Paleontologists announced the discovery of bones of an “old” dinosaur with the long thought-to-be-lost site of a long-necked Austrosaurus mckillopi found in Australia’s outback. The name Austrosaurus, meaning “southern lizard”, was given to the cretaceous-era sauropod back when it was discovered in 1932, but the digging site was thought to be lost until it was rediscovered in 2014 by a team of paleontologists.
Stephen Poropat from the Swinburne University of Technology spearheaded the drive to find the long-lost site, and told Xinhua news agency on Thursday that this find has the potential to “tell us a lot” about how the evolution process for sauropod dinosaurs occurred.
“What the dinosaur represents is one of the oldest sauropods dinosaurs from the cretaceous period. Anyway, in Australia, it is actually represented by several bones,” Poropat said.
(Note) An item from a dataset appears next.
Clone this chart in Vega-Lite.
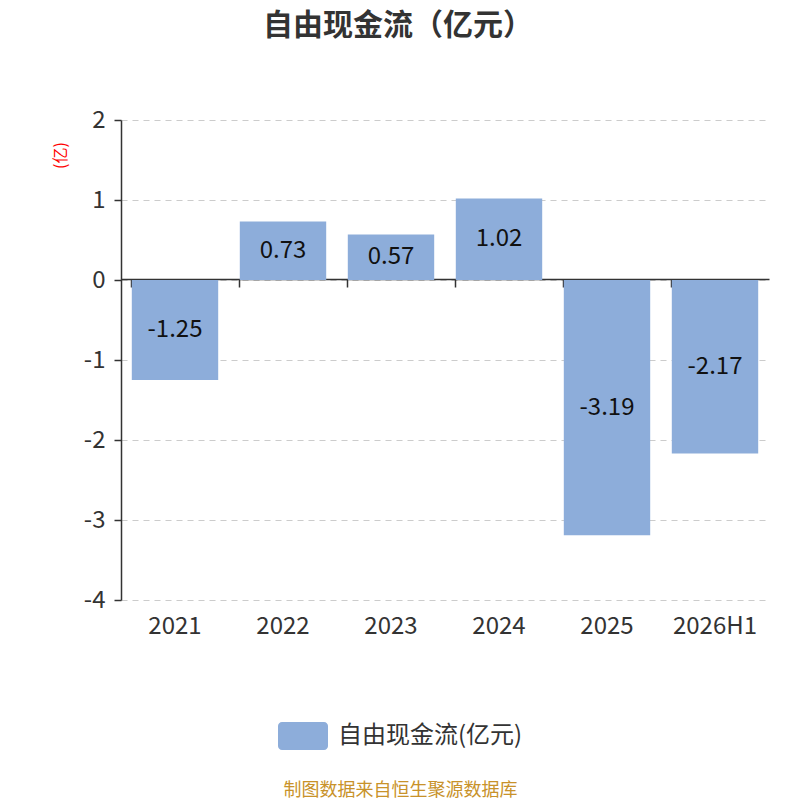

“Basically, the bones we dug up in 2014, and 2015, belong to the exact same animal that was discovered in the 1930s. So together, those ribs and those vertebrae, not many bones, but enough to do something with them, that is the only specimen of Austrosaurus that has been found.”
Poropat said by conducting a detailed analysis of the find, he was able to ascertain some “distinct characteristics” of Austrosaurus, and hopes to find a more complete specimen to fully develop an idea of the Australian dinosaurs position on the family tree, despite the inherent challenges.